GIVEN TASK: Starting from the top of the material, restate each line exactly until the line that contains "0.229, 0.229, 0.229];", which is also copied. Pictures are excluded.

INFORMATION SHOWN:
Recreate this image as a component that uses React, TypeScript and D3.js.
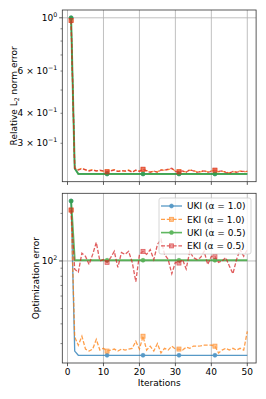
import React from "react";
import * as d3 from "d3";

const iterations = d3.range(1, 51);

// Relative L2 norm error (top panel)
const ukiA1L2 = [1.0, 0.235, 0.2236, 0.2236, 0.2236, 0.2236, 0.2236, 0.2236, 0.2236, 0.2236, 0.2236, 0.2236, 0.2236, 0.2236, 0.2236, 0.2236, 0.2236, 0.2236, 0.2236, 0.2236, 0.2236, 0.2236, 0.2236, 0.2236, 0.2236, 0.2236, 0.2236, 0.2236, 0.2236, 0.2236, 0.2236, 0.2236, 0.2236, 0.2236, 0.2236, 0.2236, 0.2236, 0.2236, 0.2236, 0.2236, 0.2236, 0.2236, 0.2236, 0.2236, 0.2236, 0.2236, 0.2236, 0.2236, 0.2236, 0.2236];
const ekiA1L2 = [0.974, 0.237, 0.233, 0.236, 0.232, 0.231, 0.233, 0.230, 0.231, 0.229, 0.229, 0.231, 0.233, 0.229, 0.231, 0.229, 0.232, 0.228, 0.231, 0.230, 0.233, 0.231, 0.228, 0.229, 0.228, 0.233, 0.231, 0.233, 0.235, 0.230, 0.229, 0.229, 0.228, 0.232, 0.231, 0.228, 0.228, 0.231, 0.228, 0.230, 0.231, 0.228, 0.229, 0.228, 0.226, 0.228, 0.228, 0.230, 0.228, 0.229];
const ukiA05L2 = [1.0, 0.236, 0.2236, 0.2236, 0.2236, 0.2236, 0.2236, 0.2236, 0.2236, 0.2236, 0.2236, 0.2236, 0.2236, 0.2236, 0.2236, 0.2236, 0.2236, 0.2236, 0.2236, 0.2236, 0.2236, 0.2236, 0.2236, 0.2236, 0.2236, 0.2236, 0.2236, 0.2236, 0.2236, 0.2236, 0.2236, 0.2236, 0.2236, 0.2236, 0.2236, 0.2236, 0.2236, 0.2236, 0.2236, 0.2236, 0.2236, 0.2236, 0.2236, 0.2236, 0.2236, 0.2236, 0.2236, 0.2236, 0.2236, 0.2236];
const ekiA05L2 = [0.974, 0.236, 0.232, 0.235, 0.233, 0.230, 0.232, 0.230, 0.232, 0.230, 0.228, 0.230, 0.232, 0.229, 0.230, 0.230, 0.231, 0.227, 0.232, 0.229, 0.234, 0.230, 0.227, 0.230, 0.227, 0.232, 0.232, 0.234, 0.236, 0.229, 0.228, 0.230, 0.227, 0.233, 0.230, 0.227, 0.229, 0.230, 0.227, 0.229, 0.232, 0.229, 0.230, 0.227, 0.225, 0.229, 0.227, 0.229, 0.229, 0.229];

// Optimization error (bottom panel)
const ukiA1Opt = [239.5, 26.9, 25.3, 25.3, 25.3, 25.3, 25.3, 25.3, 25.3, 25.3, 25.3, 25.3, 25.3, 25.3, 25.3, 25.3, 25.3, 25.3, 25.3, 25.3, 25.3, 25.3, 25.3, 25.3, 25.3, 25.3, 25.3, 25.3, 25.3, 25.3, 25.3, 25.3, 25.3, 25.3, 25.3, 25.3, 25.3, 25.3, 25.3, 25.3, 25.3, 25.3, 25.3, 25.3, 25.3, 25.3, 25.3, 25.3, 25.3, 25.3];
const ekiA1Opt = [210, 33, 29.3, 33.4, 27.7, 26.9, 27.7, 31.9, 27.3, 28.0, 26.9, 27.3, 27.7, 26.9, 27.7, 27.3, 27.7, 28.0, 31.0, 27.7, 33.4, 27.3, 28.9, 26.9, 30.0, 26.2, 28.0, 27.3, 28.9, 27.7, 27.7, 27.3, 28.5, 28.0, 28.9, 28.9, 29.0, 29.3, 29.3, 29.3, 28.9, 26.2, 27.3, 28.0, 27.3, 28.0, 27.3, 28.0, 27.3, 35.8];
const ukiA05Opt = [239.5, 101, 101, 101, 101, 101, 101, 101, 101, 101, 101, 101, 101, 101, 101, 101, 101, 101, 101, 101, 101, 101, 101, 101, 101, 101, 101, 101, 101, 101, 101, 101, 101, 101, 101, 101, 101, 101, 101, 101, 101, 101, 101, 101, 101, 101, 101, 101, 101, 101];
const ekiA05Opt = [210, 88.7, 85, 112, 107, 95, 110, 131, 100, 102, 98, 105, 115, 91, 113, 110, 115, 98, 74, 110, 115, 110, 118, 102, 127, 137, 110, 102, 83, 98, 97, 102, 89, 115, 105, 102, 105, 115, 95, 107, 107, 98, 100, 105, 93, 83, 102, 118, 107, 118];

const seriesNames = ["UKI (α = 1.0)", "EKI (α = 1.0)", "UKI (α = 0.5)", "EKI (α = 0.5)"];
const seriesColors = ["#1f77b4", "#ff7f0e", "#2ca02c", "#d62728"];
const seriesDashed = [false, true, false, true];
const seriesMarker = ["circle", "square", "circle", "square"];
const seriesWidth = [1.3, 1.3, 2.0, 1.3];
const xTicks = [0, 10, 20, 30, 40, 50];

const W = 266;
const H = 399;
const LEFT = 62.3;
const RIGHT = 256.1;
const FONT = "DejaVu Sans";

const x = d3
  .scaleLinear()
  .domain([1 - 49 * 0.05, 50 + 49 * 0.05])
  .range([LEFT, RIGHT]);

function logDomain(vals: number[]): [number, number] {
  const lo = Math.log10(d3.min(vals) as number);
  const hi = Math.log10(d3.max(vals) as number);
  const m = (hi - lo) * 0.05;
  return [Math.pow(10, lo - m), Math.pow(10, hi + m)];
}

function Marker({ kind, cx, cy, color }: { kind: string; cx: number; cy: number; color: string }) {
  if (kind === "circle") return <circle cx={cx} cy={cy} r={2} fill={color} stroke={color} strokeWidth={0.6} />;
  return <rect x={cx - 2} y={cy - 2} width={4} height={4} fill={color} fillOpacity={0.6} stroke={color} strokeWidth={0.8} />;
}

function LogLabel({ v, x0, y0 }: { v: number; x0: number; y0: number }) {
  const e = Math.floor(Math.log10(v) + 1e-9);
  const coef = Math.round(v / Math.pow(10, e));
  const expStr = e < 0 ? "−" + Math.abs(e) : String(e);
  return (
    <text x={x0} y={y0 + 3.2} textAnchor="end" fontFamily={FONT} fontSize={9} fill="#000">
      {coef === 1 ? "10" : `${coef} × 10`}
      <tspan dy={-4} fontSize={6.3}>{expStr}</tspan>
    </text>
  );
}

type PanelProps = {
  top: number;
  bottom: number;
  data: number[][];
  ylabel: React.ReactNode;
  ylabelX: number;
  showX: boolean;
  legend: boolean;
};

function Panel({ top, bottom, data, ylabel, ylabelX, showX, legend }: PanelProps) {
  const all = data.flat();
  const dom = logDomain(all);
  const y = d3.scaleLog().domain(dom).range([bottom, top]);
  const numdec = Math.log10(dom[1] / dom[0]);
  const sub = numdec > 1 ? new Set([1]) : numdec > 0.4 ? new Set([1, 2, 3, 4, 6, 10]) : new Set([1, 2, 3, 4, 5, 6, 7, 8, 9, 10]);
  const ticks = y.ticks().filter((t) => t >= dom[0] && t <= dom[1]);
  const line = d3
    .line<number>()
    .x((_, i) => x(iterations[i]))
    .y((d) => y(d));
  return (
    <g>
      {/* grid */}
      {xTicks.map((t) => (
        <line key={"gx" + t} x1={x(t)} x2={x(t)} y1={top} y2={bottom} stroke="#b0b0b0" strokeWidth={0.8} />
      ))}
      {ticks
        .filter((t) => {
          const e = Math.log10(t);
          return Math.abs(e - Math.round(e)) < 1e-9;
        })
        .map((t) => (
          <line key={"gy" + t} x1={LEFT} x2={RIGHT} y1={y(t)} y2={y(t)} stroke="#b0b0b0" strokeWidth={0.8} />
        ))}
      {/* series */}
      {data.map((vals, si) => (
        <g key={si} opacity={0.75}>
          <path
            d={line(vals) || ""}
            fill="none"
            stroke={seriesColors[si]}
            strokeWidth={seriesWidth[si]}
            strokeDasharray={seriesDashed[si] ? "4,1.8" : undefined}
          />
          {vals.map((v, i) =>
            i % 10 === 0 ? (
              <Marker key={i} kind={seriesMarker[si]} cx={x(iterations[i])} cy={y(v)} color={seriesColors[si]} />
            ) : null
          )}
        </g>
      ))}
      {/* frame */}
      <rect x={LEFT} y={top} width={RIGHT - LEFT} height={bottom - top} fill="none" stroke="#333" strokeWidth={0.8} />
      {/* x ticks */}
      {xTicks.map((t) => (
        <g key={"xt" + t}>
          <line x1={x(t)} x2={x(t)} y1={bottom} y2={bottom + 3.2} stroke="#333" strokeWidth={0.8} />
          {showX && (
            <text x={x(t)} y={bottom + 11.5} textAnchor="middle" fontFamily={FONT} fontSize={9} fill="#000">
              {t}
            </text>
          )}
        </g>
      ))}
      {/* y ticks */}
      {ticks.map((t) => {
        const e = Math.log10(t);
        const major = Math.abs(e - Math.round(e)) < 1e-9;
        const coef = Math.round(t / Math.pow(10, Math.floor(e + 1e-9)));
        const lab = sub.has(coef);
        return (
          <g key={"yt" + t}>
            <line x1={LEFT - (major ? 3.2 : 1.8)} x2={LEFT} y1={y(t)} y2={y(t)} stroke="#333" strokeWidth={major ? 0.8 : 0.6} />
            {lab && <LogLabel v={t} x0={LEFT - 5} y0={y(t)} />}
          </g>
        );
      })}
      {/* y label */}
      <text
        transform={`translate(${ylabelX},${(top + bottom) / 2}) rotate(-90)`}
        textAnchor="middle"
        fontFamily={FONT}
        fontSize={9}
        fill="#000"
      >
        {ylabel}
      </text>
      {showX && (
        <text x={(LEFT + RIGHT) / 2} y={bottom + 22.5} textAnchor="middle" fontFamily={FONT} fontSize={9} fill="#000">
          Iterations
        </text>
      )}
      {legend && (
        <g>
          <rect x={159} y={198} width={92} height={56} rx={2} fill="#fff" fillOpacity={0.8} stroke="#cccccc" strokeWidth={0.8} />
          {seriesNames.map((name, si) => {
            const cy = 206 + si * 13.3;
            return (
              <g key={name}>
                <g opacity={0.75}>
                  <line
                    x1={161}
                    x2={182}
                    y1={cy}
                    y2={cy}
                    stroke={seriesColors[si]}
                    strokeWidth={seriesWidth[si] > 1.5 ? 1.6 : 1.3}
                    strokeDasharray={seriesDashed[si] ? "4,1.8" : undefined}
                  />
                  <Marker kind={seriesMarker[si]} cx={171.5} cy={cy} color={seriesColors[si]} />
                </g>
                <text x={187} y={cy + 3.2} fontFamily={FONT} fontSize={9} fill="#000">
                  {name}
                </text>
              </g>
            );
          })}
        </g>
      )}
    </g>
  );
}

export default function App() {
  return (
    <svg
      width={W}
      height={H}
      viewBox={`0 0 ${W} ${H}`}
      style={{ position: "absolute", left: 0, top: 0, background: "#fff" }}
    >
      <rect x={0} y={0} width={W} height={H} fill="#fff" />
      <Panel
        top={10}
        bottom={181.7}
        data={[ukiA1L2, ekiA1L2, ukiA05L2, ekiA05L2]}
        ylabel={
          <>
            Relative L<tspan dy={2} fontSize={6.3}>2</tspan>
            <tspan dy={-2}> norm error</tspan>
          </>
        }
        ylabelX={16.8}
        showX={false}
        legend={false}
      />
      <Panel
        top={193.3}
        bottom={363}
        data={[ukiA1Opt, ekiA1Opt, ukiA05Opt, ekiA05Opt]}
        ylabel="Optimization error"
        ylabelX={38.5}
        showX={true}
        legend={true}
      />
    </svg>
  );
}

FULL OUTPUT:
Recreate this image as a component that uses React, TypeScript and D3.js.
import React from "react";
import * as d3 from "d3";

const iterations = d3.range(1, 51);

// Relative L2 norm error (top panel)
const ukiA1L2 = [1.0, 0.235, 0.2236, 0.2236, 0.2236, 0.2236, 0.2236, 0.2236, 0.2236, 0.2236, 0.2236, 0.2236, 0.2236, 0.2236, 0.2236, 0.2236, 0.2236, 0.2236, 0.2236, 0.2236, 0.2236, 0.2236, 0.2236, 0.2236, 0.2236, 0.2236, 0.2236, 0.2236, 0.2236, 0.2236, 0.2236, 0.2236, 0.2236, 0.2236, 0.2236, 0.2236, 0.2236, 0.2236, 0.2236, 0.2236, 0.2236, 0.2236, 0.2236, 0.2236, 0.2236, 0.2236, 0.2236, 0.2236, 0.2236, 0.2236];
const ekiA1L2 = [0.974, 0.237, 0.233, 0.236, 0.232, 0.231, 0.233, 0.230, 0.231, 0.229, 0.229, 0.231, 0.233, 0.229, 0.231, 0.229, 0.232, 0.228, 0.231, 0.230, 0.233, 0.231, 0.228, 0.229, 0.228, 0.233, 0.231, 0.233, 0.235, 0.230, 0.229, 0.229, 0.228, 0.232, 0.231, 0.228, 0.228, 0.231, 0.228, 0.230, 0.231, 0.228, 0.229, 0.228, 0.226, 0.228, 0.228, 0.230, 0.228, 0.229];
const ukiA05L2 = [1.0, 0.236, 0.2236, 0.2236, 0.2236, 0.2236, 0.2236, 0.2236, 0.2236, 0.2236, 0.2236, 0.2236, 0.2236, 0.2236, 0.2236, 0.2236, 0.2236, 0.2236, 0.2236, 0.2236, 0.2236, 0.2236, 0.2236, 0.2236, 0.2236, 0.2236, 0.2236, 0.2236, 0.2236, 0.2236, 0.2236, 0.2236, 0.2236, 0.2236, 0.2236, 0.2236, 0.2236, 0.2236, 0.2236, 0.2236, 0.2236, 0.2236, 0.2236, 0.2236, 0.2236, 0.2236, 0.2236, 0.2236, 0.2236, 0.2236];
const ekiA05L2 = [0.974, 0.236, 0.232, 0.235, 0.233, 0.230, 0.232, 0.230, 0.232, 0.230, 0.228, 0.230, 0.232, 0.229, 0.230, 0.230, 0.231, 0.227, 0.232, 0.229, 0.234, 0.230, 0.227, 0.230, 0.227, 0.232, 0.232, 0.234, 0.236, 0.229, 0.228, 0.230, 0.227, 0.233, 0.230, 0.227, 0.229, 0.230, 0.227, 0.229, 0.232, 0.229, 0.230, 0.227, 0.225, 0.229, 0.227, 0.229, 0.229, 0.229];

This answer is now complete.